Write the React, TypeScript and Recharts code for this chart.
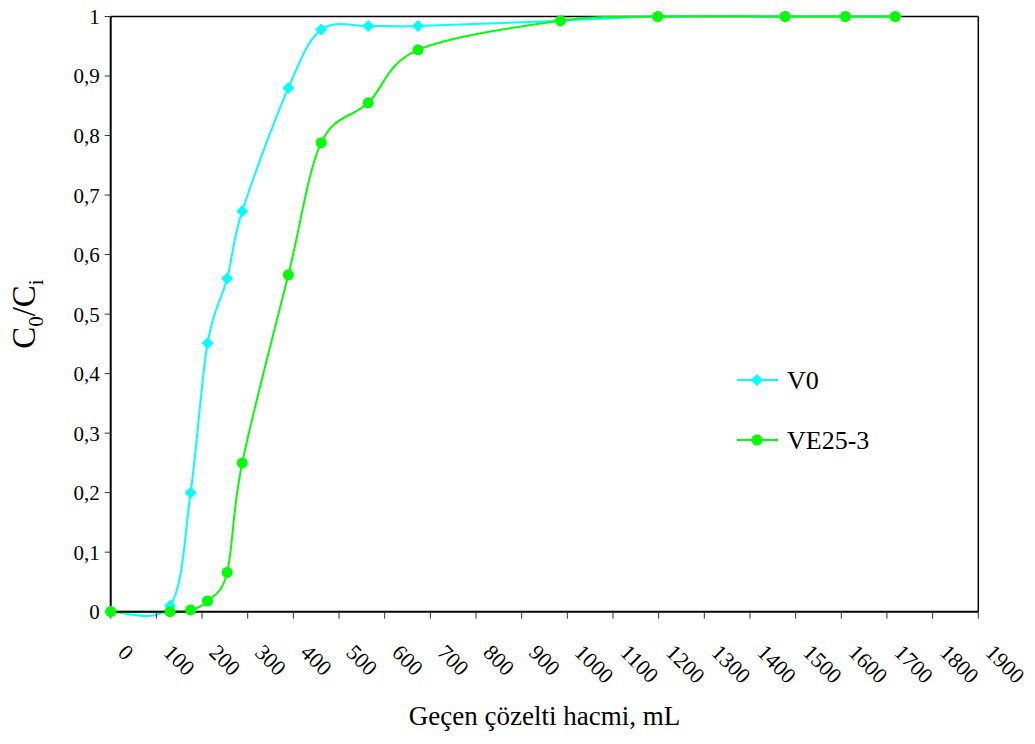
import React from "react";
import {
  LineChart,
  Line,
  XAxis,
  YAxis,
  Legend,
  ReferenceLine,
} from "recharts";

// cumulative volume passed (mL), shared by both series
const volume = [0, 130, 175, 212, 255, 288, 389, 461, 564, 673, 985, 1198, 1477, 1609, 1718];
const v0 = [0, 0.01, 0.2, 0.451, 0.56, 0.673, 0.88, 0.978, 0.984, 0.984, 0.993, 1, 1, 1, 1];
const ve253 = [0, 0, 0.003, 0.018, 0.066, 0.25, 0.566, 0.788, 0.855, 0.944, 0.993, 1, 1, 1, 1];

const xTicks = [0, 100, 200, 300, 400, 500, 600, 700, 800, 900, 1000, 1100, 1200, 1300, 1400, 1500, 1600, 1700, 1800, 1900];
const yTicks = [0, 0.1, 0.2, 0.3, 0.4, 0.5, 0.6, 0.7, 0.8, 0.9, 1];

const data = volume.map((x, i) => ({ x, v0: v0[i], ve: ve253[i] }));

const FONT = "'Liberation Serif', 'Times New Roman', 'DejaVu Serif', serif";
const CYAN = "#00FFFF";
const GREEN = "#00FF00";

// excel-like smoothed line (catmull-rom as cubic bezier)
const smoothCurve = (context: any) => {
  let pts: number[][] = [];
  return {
    areaStart() {},
    areaEnd() {},
    lineStart() {
      pts = [];
    },
    point(x: number, y: number) {
      pts.push([+x, +y]);
    },
    lineEnd() {
      if (!pts.length) return;
      context.moveTo(pts[0][0], pts[0][1]);
      for (let i = 0; i < pts.length - 1; i++) {
        const p0 = pts[i - 1] || pts[i];
        const p1 = pts[i];
        const p2 = pts[i + 1];
        const p3 = pts[i + 2] || p2;
        context.bezierCurveTo(
          p1[0] + (p2[0] - p0[0]) / 6,
          p1[1] + (p2[1] - p0[1]) / 6,
          p2[0] - (p3[0] - p1[0]) / 6,
          p2[1] - (p3[1] - p1[1]) / 6,
          p2[0],
          p2[1]
        );
      }
    },
  };
};

const Diamond = ({ cx, cy }: any) => {
  if (cx == null || cy == null) return null;
  const s = 6;
  return (
    <polygon
      points={`${cx},${cy - s} ${cx + s},${cy} ${cx},${cy + s} ${cx - s},${cy}`}
      fill={CYAN}
    />
  );
};

const Circle = ({ cx, cy }: any) => {
  if (cx == null || cy == null) return null;
  return <circle cx={cx} cy={cy} r={5.5} fill={GREEN} />;
};

const XTick = ({ x, y, payload }: any) => {
  const tx = x + 6;
  const ty = y + 35;
  return (
    <text
      x={tx}
      y={ty}
      transform={`rotate(45, ${tx}, ${ty})`}
      textAnchor="start"
      fontFamily={FONT}
      fontSize={22}
      fill="#000"
    >
      {payload.value}
    </text>
  );
};

const YTitle = ({ viewBox }: any) => {
  const cx = 24;
  const cy = viewBox.y + viewBox.height / 2;
  return (
    <text
      x={cx}
      y={cy}
      transform={`rotate(-90, ${cx}, ${cy})`}
      textAnchor="middle"
      dominantBaseline="central"
      fontFamily={FONT}
      fontSize={33}
      fill="#000"
    >
      C<tspan fontSize={21} baselineShift="sub">0</tspan>/C<tspan fontSize={21} baselineShift="sub">i</tspan>
    </text>
  );
};

const LegendBox = () => (
  <svg width={180} height={100} style={{ display: "block" }}>
    <line x1={4} y1={17} x2={45} y2={17} stroke={CYAN} strokeWidth={2} />
    <Diamond cx={24} cy={17} />
    <text x={54} y={17} dominantBaseline="central" fontFamily={FONT} fontSize={26} fill="#000">
      V0
    </text>
    <line x1={4} y1={77} x2={45} y2={77} stroke={GREEN} strokeWidth={2} />
    <Circle cx={24} cy={77} />
    <text x={54} y={77} dominantBaseline="central" fontFamily={FONT} fontSize={26} fill="#000">
      VE25-3
    </text>
  </svg>
);

export default function App() {
  return (
    <div style={{ width: 1035, height: 744, margin: -8, background: "#fff" }}>
      <LineChart
        width={1035}
        height={744}
        data={data}
        margin={{ top: 16.5, right: 56.7, left: 30.7, bottom: 52.3 }}
      >
        <XAxis
          dataKey="x"
          type="number"
          domain={[0, 1900]}
          ticks={xTicks}
          interval={0}
          height={80}
          tickSize={7}
          tickMargin={0}
          tick={<XTick />}
          axisLine={{ stroke: "#000", strokeWidth: 2 }}
          tickLine={{ stroke: "#333" }}
          label={{
            value: "Geçen çözelti hacmi, mL",
            position: "bottom",
            offset: 14,
            style: { fontFamily: FONT, fontSize: 27, fill: "#000" },
          }}
        />
        <YAxis
          type="number"
          domain={[0, 1]}
          ticks={yTicks}
          interval={0}
          width={80}
          tickSize={6}
          tickMargin={5}
          tickFormatter={(v: number) => String(v).replace(".", ",")}
          tick={{ fontSize: 21, fill: "#000", fontFamily: FONT }}
          axisLine={{ stroke: "#000", strokeWidth: 2 }}
          tickLine={{ stroke: "#333" }}
          label={<YTitle />}
        />
        <ReferenceLine y={1} stroke="#000" strokeWidth={1.5} />
        <ReferenceLine x={1900} stroke="#000" strokeWidth={1.5} />
        <Legend
          layout="vertical"
          align="center"
          verticalAlign="middle"
          wrapperStyle={{ left: 733, top: 363, width: 180 }}
          content={<LegendBox />}
        />
        <Line
          dataKey="v0"
          name="V0"
          type={smoothCurve as any}
          stroke={CYAN}
          strokeWidth={2}
          dot={<Diamond />}
          activeDot={false}
          isAnimationActive={false}
        />
        <Line
          dataKey="ve"
          name="VE25-3"
          type={smoothCurve as any}
          stroke={GREEN}
          strokeWidth={2}
          dot={<Circle />}
          activeDot={false}
          isAnimationActive={false}
        />
      </LineChart>
    </div>
  );
}
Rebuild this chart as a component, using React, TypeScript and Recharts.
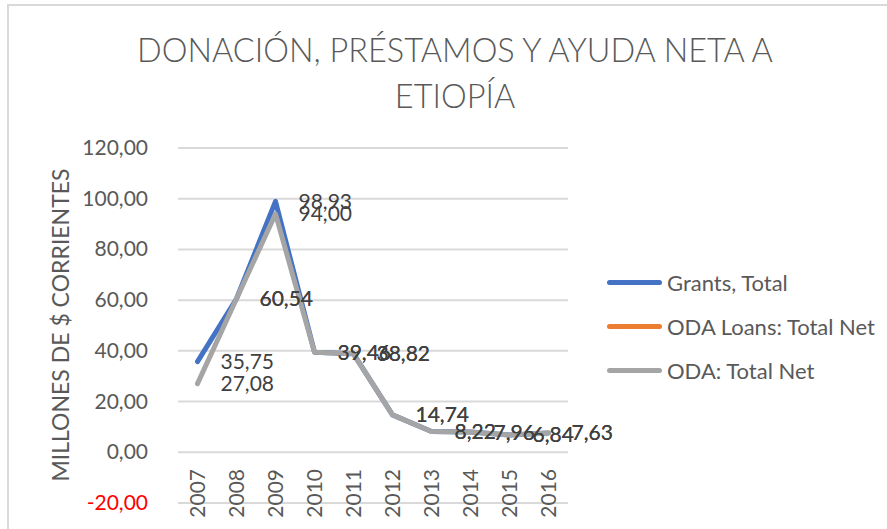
import { CartesianGrid, LabelList, Line, LineChart, XAxis, YAxis } from 'recharts';

const years = ['2007', '2008', '2009', '2010', '2011', '2012', '2013', '2014', '2015', '2016'];
const grants = [35.75, 60.54, 98.93, 39.46, 38.82, 14.74, 8.22, 7.96, 6.84, 7.63];
const loans: (number | null)[] = [null, null, null, null, null, null, null, null, null, null];
const odaNet = [27.08, 60.54, 94.0, 39.46, 38.82, 14.74, 8.22, 7.96, 6.84, 7.63];
const yTicks = [-20, 0, 20, 40, 60, 80, 100, 120];

const series = [
  { key: 'grants', name: 'Grants, Total', color: '#4472C4' },
  { key: 'loans', name: 'ODA Loans: Total Net', color: '#ED7D31' },
  { key: 'oda', name: 'ODA: Total Net', color: '#A5A5A5' },
];

const data = years.map((year, i) => ({
  year,
  grants: grants[i],
  loans: loans[i],
  oda: odaNet[i],
}));

const FONT = 'Lato, "Open Sans", sans-serif';
const fmt = (v: any) => (v == null ? '' : Number(v).toFixed(2).replace('.', ','));

function YTick({ x, y, payload }: any) {
  return (
    <text x={x} y={y} dy={7} textAnchor="end" fontSize={21} fontFamily={FONT} fill={payload.value < 0 ? '#FF0000' : '#595959'}>
      {fmt(payload.value)}
    </text>
  );
}

// category labels hang from the zero line, not from the plot bottom
function XTick({ x, y, payload }: any) {
  return (
    <text
      transform={`translate(${x + 7}, ${y - 34}) rotate(-90)`}
      textAnchor="end"
      fontSize={21}
      fontFamily={FONT}
      fill="#595959"
    >
      {payload.value}
    </text>
  );
}

function LegendBox() {
  return (
    <div style={{ position: 'absolute', left: 607, top: 260, fontFamily: FONT, fontSize: 22, color: '#595959' }}>
      {series.map((s) => (
        <div key={s.key} style={{ display: 'flex', alignItems: 'center', height: 44 }}>
          <span style={{ display: 'inline-block', width: 55, height: 5, borderRadius: 3, background: s.color, marginRight: 5 }} />
          <span>{s.name}</span>
        </div>
      ))}
    </div>
  );
}

export default function App() {
  return (
    <div style={{ position: 'absolute', left: 0, top: 0, width: 887, height: 529, background: '#fff', overflow: 'hidden' }}>
      <div style={{ position: 'absolute', left: 7, top: 4, width: 900, height: 600, borderTop: '2px solid #d9d9d9', borderLeft: '2px solid #d9d9d9' }} />
      <div
        style={{
          position: 'absolute',
          left: 0,
          top: 27,
          width: 910,
          textAlign: 'center',
          fontFamily: FONT,
          fontWeight: 300,
          fontSize: 32.5,
          lineHeight: '46px',
          color: '#595959',
        }}
      >
        DONACIÓN, PRÉSTAMOS Y AYUDA NETA A<br />ETIOPÍA
      </div>
      <div
        style={{
          position: 'absolute',
          left: 60,
          top: 325,
          transform: 'translate(-50%, -50%) rotate(-90deg)',
          whiteSpace: 'nowrap',
          fontFamily: FONT,
          fontSize: 23,
          color: '#595959',
        }}
      >
        MILLONES DE $ CORRIENTES
      </div>
      <LineChart
        width={887}
        height={529}
        data={data}
        margin={{ top: 148, right: 319, bottom: 0, left: 0 }}
        style={{ position: 'absolute', left: 0, top: 0 }}
      >
        <CartesianGrid vertical={false} stroke="#d9d9d9" strokeWidth={2} />
        <XAxis
          dataKey="year"
          height={26}
          padding={{ left: 19.5, right: 19.5 }}
          axisLine={false}
          tickLine={false}
          tickSize={0}
          tickMargin={0}
          tick={<XTick />}
          interval={0}
        />
        <YAxis
          width={178}
          domain={[-20, 120]}
          ticks={yTicks}
          axisLine={false}
          tickLine={false}
          tickSize={0}
          tickMargin={30}
          tick={<YTick />}
        />
        {series.map((s) => (
          <Line
            key={s.key}
            dataKey={s.key}
            name={s.name}
            stroke={s.color}
            strokeWidth={5}
            strokeLinecap="round"
            strokeLinejoin="round"
            dot={false}
            isAnimationActive={false}
          >
            {s.key !== 'loans' && (
              <LabelList dataKey={s.key} position="right" offset={23} formatter={fmt} fontSize={21} fontFamily={FONT} fill="#404040" />
            )}
          </Line>
        ))}
      </LineChart>
      <LegendBox />
    </div>
  );
}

■ ■ ■

▸ **Challenge**:
Within the listing above, extract exactly the lines that run from the one containing "Rebuild this chart" through the one containing "LineChart, XAxis, YAxis", excluding any pictures.

▸ **Result**:
Rebuild this chart as a component, using React, TypeScript and Recharts.
import { CartesianGrid, LabelList, Line, LineChart, XAxis, YAxis } from 'recharts';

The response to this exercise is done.